ステップ5: 合意した内容を実行に移す計画を立てる
何を、いつまでに、どのように実行するのか、具体的な計画を立てます。誰が何を担当するのか(例:夫が通信プランの見直しを調べる、妻が不要なサブスクを解約する、食費の予算管理は二人で意識するなど)を決めておくと、実行しやすくなります。
話し合いを円滑に進めるためのコツ
- お互いの意見を尊重する: 相手の意見に耳を傾け、頭ごなしに否定しない姿勢が大切です。
- 「私は〜と思う」と伝える: 「あなたは〜しすぎだ」といった責めるような言い方ではなく、「私は〇〇について少し心配しています」「〜してみるのはどうかな、と思っています」のように、「私は(Iメッセージ)」で伝えることで、相手も受け入れやすくなります。
- 感情的になりそうになったら休憩をとる: 話し合いが白熱し、感情的になりそうだと感じたら、「少し休憩しよう」「また〇〇に話そう」と提案して、一時的に中断することも有効です。
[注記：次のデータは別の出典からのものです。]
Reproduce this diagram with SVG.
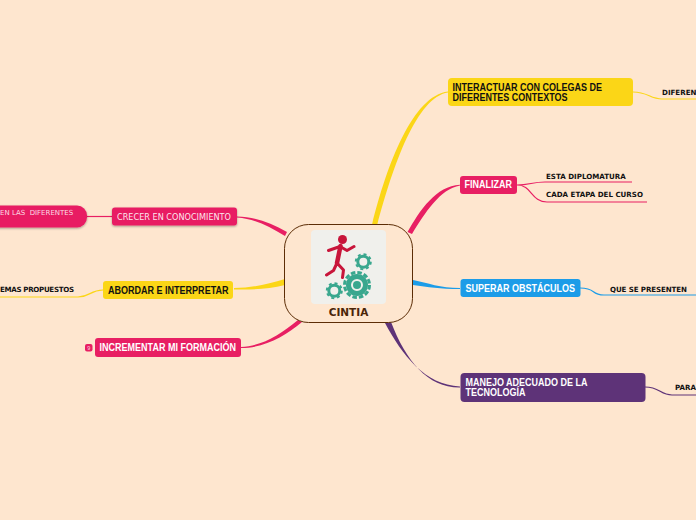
<svg xmlns="http://www.w3.org/2000/svg" width="696" height="520" viewBox="0 0 696 520">
<style>
.b{font-family:"Liberation Sans",Arial,sans-serif;font-size:10px;font-weight:700}
.w{fill:#fff}.k{fill:#111}
.s{font-family:"DejaVu Sans",sans-serif;font-size:7.1px;font-weight:700;fill:#111}
.l{fill:none;stroke-width:1.2}
</style>
<defs><filter id="sh" x="-10%" y="-20%" width="120%" height="150%"><feDropShadow dx="0" dy="1" stdDeviation="0.8" flood-color="#000" flood-opacity=".35"/></filter></defs>
<rect width="696" height="520" fill="#fee6cf"/>
<g id="connectors">
<path d="M372 225C387 164 413 95.500 448 91.500L448 92.500C417 97 393 165 377 226Z" fill="#fbd617"/>
<path d="M407.500 232C420 210 436 186 460 184.700L460 185.500C440 189 425 213 412 234Z" fill="#e81f63"/>
<path d="M413 280C428 283 440 288 460 288L460 289C440 289 428 287 413 285Z" fill="#1c9ce8"/>
<path d="M385 323C402 355 425 385 460 386.400L460 387.600C428 388 406 361 391 322Z" fill="#5e3378"/>
<path d="M287 232C270 222 255 217 237 216.500L237 217.500C255 219 268 226 285 236Z" fill="#e81f63"/>
<path d="M285 279C268 284 252 288 234 288L234 289.500C252 290 268 289 285 285Z" fill="#fbd617"/>
<path d="M298 320C280 335 262 346 241 347L241 348C265 348 285 336 302 322Z" fill="#e81f63"/>
<path class="l" stroke="#fbd617" d="M633 92C648 92 650 99 662 99H696"/>
<path class="l" stroke="#e81f63" d="M517 185C530 185 532 182 545 182H632M517 185C532 185 531 202 547 202H647"/>
<path class="l" stroke="#1c9ce8" d="M580 288C597 288 590 295 604 295H696"/>
<path class="l" stroke="#5e3378" d="M645 387C660 387 660 395 672 395H696"/>
<path class="l" stroke="#e81f63" d="M87 216.500H112"/>
<path class="l" stroke="#fbd617" d="M103 290C90 290 90 297 78 297H0"/>
</g>
<g id="center">
<rect x="284.500" y="224.500" width="128" height="98" rx="24" fill="#fee6cf" stroke="#5c2d06" stroke-width="1"/>
<rect x="311" y="230" width="75" height="74" rx="4" fill="#f0f0ec"/>
<circle cx="342.500" cy="239.500" r="4.500" fill="#c8153a"/>
<g fill="none" stroke="#c8153a" stroke-linecap="round" stroke-linejoin="round">
<path stroke-width="4.500" d="M340.500 246L337 263"/>
<path stroke-width="3" d="M328.500 250.500L340 246.500L347 250.500L354 246.500M337 263L333.500 270.500L326.500 275M337 263L343.500 270L342.500 277.500"/>
</g>
<g fill="none" stroke="#39a78e">
<circle cx="357" cy="285" r="4" fill="#39a78e" stroke="none"/>
<circle cx="357" cy="285" r="8.500" stroke-width="5"/>
<circle cx="357" cy="285" r="12.500" stroke-width="3" stroke-dasharray="4.500 2.040"/>
<circle cx="363.300" cy="261.700" r="5.500" stroke-width="3"/>
<circle cx="363.300" cy="261.700" r="7.500" stroke-width="2" stroke-dasharray="3 2.890"/>
<circle cx="334.300" cy="290.700" r="5.500" stroke-width="3"/>
<circle cx="334.300" cy="290.700" r="7.500" stroke-width="2" stroke-dasharray="3 2.890"/>
</g>
<text x="348.500" y="316" text-anchor="middle" font-family="'DejaVu Sans',sans-serif" font-size="10.500" font-weight="700" fill="#4a2508">CINTIA</text>
</g>
<g id="n1"><rect x="448" y="78" width="185" height="28" rx="4" fill="#fbd617"/><text class="b k" x="452.500" y="90.500" textLength="149.500" lengthAdjust="spacingAndGlyphs">INTERACTUAR CON COLEGAS DE</text><text class="b k" x="452.500" y="100.500" textLength="115" lengthAdjust="spacingAndGlyphs">DIFERENTES CONTEXTOS</text></g>
<g id="n1a"><text class="s" x="662" y="95">DIFEREN</text></g>
<g id="n2"><rect x="460" y="176" width="57" height="18" rx="3" fill="#e81f63"/><text class="b w" x="464.500" y="188" textLength="47.500" lengthAdjust="spacingAndGlyphs">FINALIZAR</text></g>
<g id="n2a"><text class="s" x="546" y="178.500">ESTA DIPLOMATURA</text></g>
<g id="n2b"><text class="s" x="546" y="197">CADA ETAPA DEL CURSO</text></g>
<g id="n3"><rect x="460.500" y="279" width="120" height="18" rx="3" fill="#1c9ce8"/><text class="b w" x="465.500" y="291.500" textLength="109.500" lengthAdjust="spacingAndGlyphs">SUPERAR OBSTÁCULOS</text></g>
<g id="n3a"><text class="s" x="610" y="291.500" textLength="77">QUE SE PRESENTEN</text></g>
<g id="n4"><rect x="460.500" y="373" width="185" height="29" rx="4" fill="#5e3378"/><text class="b w" x="465.500" y="385.500" textLength="122" lengthAdjust="spacingAndGlyphs">MANEJO ADECUADO DE LA</text><text class="b w" x="465.500" y="396" textLength="60" lengthAdjust="spacingAndGlyphs">TECNOLOGÍA</text></g>
<g id="n4a"><text class="s" x="675" y="390">PARA</text></g>
<g id="n5"><rect x="112" y="207.500" width="125" height="18" rx="3" fill="#e81f63" filter="url(#sh)"/><text x="117" y="219.500" font-family="'DejaVu Sans',sans-serif" font-size="8.200" fill="#fff" fill-opacity=".9" textLength="114" lengthAdjust="spacingAndGlyphs">CRECER EN CONOCIMIENTO</text></g>
<g id="n5a"><rect x="-20" y="205.500" width="107" height="22" rx="10" fill="#e81f63" filter="url(#sh)"/><text x="0" y="215" font-family="'DejaVu Sans',sans-serif" font-size="7" fill="#fff" fill-opacity=".85" xml:space="preserve">EN LAS  DIFERENTES</text></g>
<g id="n6"><rect x="103" y="281" width="130" height="18" rx="3" fill="#fbd617"/><text class="b k" x="108" y="293.500" textLength="120.500" lengthAdjust="spacingAndGlyphs">ABORDAR E INTERPRETAR</text></g>
<g id="n6a"><text class="s" x="0" y="292" textLength="74">EMAS PROPUESTOS</text></g>
<g id="n7"><rect x="95" y="338" width="146" height="19" rx="3" fill="#e81f63"/><text class="b w" x="99.500" y="350.500" textLength="136.500" lengthAdjust="spacingAndGlyphs">INCREMENTAR MI FORMACIÓN</text></g>
<g id="n7a"><rect x="85" y="344" width="7.500" height="7.500" rx="2" fill="#e81f63"/><text x="88.700" y="350" text-anchor="middle" font-family="'Liberation Sans',sans-serif" font-size="5.500" fill="#fff" fill-opacity=".8">9</text></g>
</svg>
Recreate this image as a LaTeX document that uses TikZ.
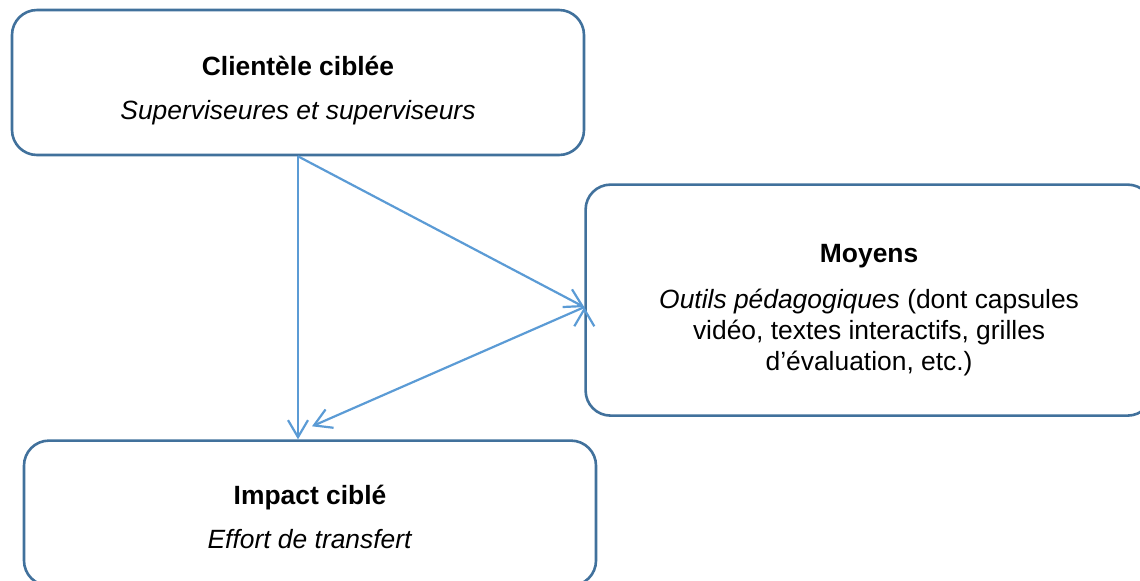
\documentclass[tikz,border=0pt]{standalone}
\usepackage{fontspec}
\setmainfont{Liberation Sans}
\usetikzlibrary{positioning, arrows.meta}
\definecolor{boxblue}{RGB}{65,113,156}
\definecolor{flowblue}{RGB}{91,155,213}
\tikzset{->,>={Straight Barb[length=8.5pt,width=10pt]},
every box/.style={draw=boxblue, line width=1.3pt, rounded corners=12.5pt, fill=white, align=center},
box/.style={every box, minimum width=286pt, minimum height=72.5pt, font=\fontsize{13.2}{15}\selectfont},
tallbox/.style={every box, minimum width=283.5pt, minimum height=115.5pt, font=\fontsize{13.2}{15.5}\selectfont},
flow/.style={draw=flowblue, line width=1.1pt},
}
\newcommand{\headstrut}[1]{\rule{0pt}{#1}}

\begin{document}
\begin{tikzpicture}[x=0.5pt, y=0.5pt]
    \path[use as bounding box, clip] (0,0) rectangle (1140,-580);
    \node[box] (c) at (298,-82.5) {\headstrut{18pt}\textbf{Clientèle ciblée}\\[7pt]\textit{Superviseures et superviseurs}};
    \node[tallbox, below right=13.5pt and -0.5pt of c.south east, anchor=north west] (m)
        {\headstrut{19pt}\textbf{Moyens}\\[7.5pt]\textit{Outils pédagogiques} (dont capsules\\vidéo, textes interactifs, grilles\\d’évaluation, etc.)};
    \node[box, below=141.5pt of c, xshift=6pt] (i) {\headstrut{14pt}\textbf{Impact ciblé}\\[7pt]\textit{Effort de transfert}};
    \coordinate[above=6.5pt of i.north, xshift=1pt] (itip);
    \draw[flow]
    (c.south) edge (c.south |- i.north)
    (c.south) edge ([yshift=-3.5pt]m.west)
    ([yshift=-3.5pt]m.west) edge (itip)
    ;
\end{tikzpicture}
\end{document}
- 感謝の気持ちを伝える: 話し合いに協力してくれたこと、意見を伝えてくれたことに対して、「ありがとう」と感謝の言葉を伝えることで、お互いの気持ちが和らぎます。
具体的な会話例
夫:「今月の支出リストを見てみたんだけど、改めて見ると結構使っている項目があるね。」 妻:「そうだね。何から見直せばいいかなと思ってて。」 夫:「まずは毎月かかっている固定費から見てみるのがいいらしいよ。例えば、スマホ代とか、保険とか。最近新しいプランが出てるみたいだし、調べてみない?」 妻:「いい考えね!私のスマホも結構高い気がするから、一緒に見てみようか。あと、使ってないサブスクもあるかもしれないから、それも確認してみるね。」 夫:「ありがとう。変動費の食費とか交際費は、すぐには難しいかもしれないけど、まずはどれくらい使っているのかを正確に把握することから始めようか。」 妻:「うん、そうね。まずは現状を知ることからね。一緒に確認していこう。」
まとめ
家計の支出を夫婦で話し合うことは、将来の漠然とした不安を具体的な行動に変えるための大切なステップです。「固定費」と「変動費」に分けて考えることで、効率的に見直しのポイントを見つけることができます。話し合いの準備をしっかり行い、お互いの意見を尊重しながら進めることが、成功の鍵となります。
一度話して終わりではなく、定期的に家計の状況を共有し、見直しを続けることも重要です。夫婦で力を合わせ、お金についてオープンに話し合う習慣を築くことで、将来への安心感が増し、夫婦関係もより一層深まることでしょう。まずは、今日から、小さな一歩を踏み出してみてはいかがでしょうか。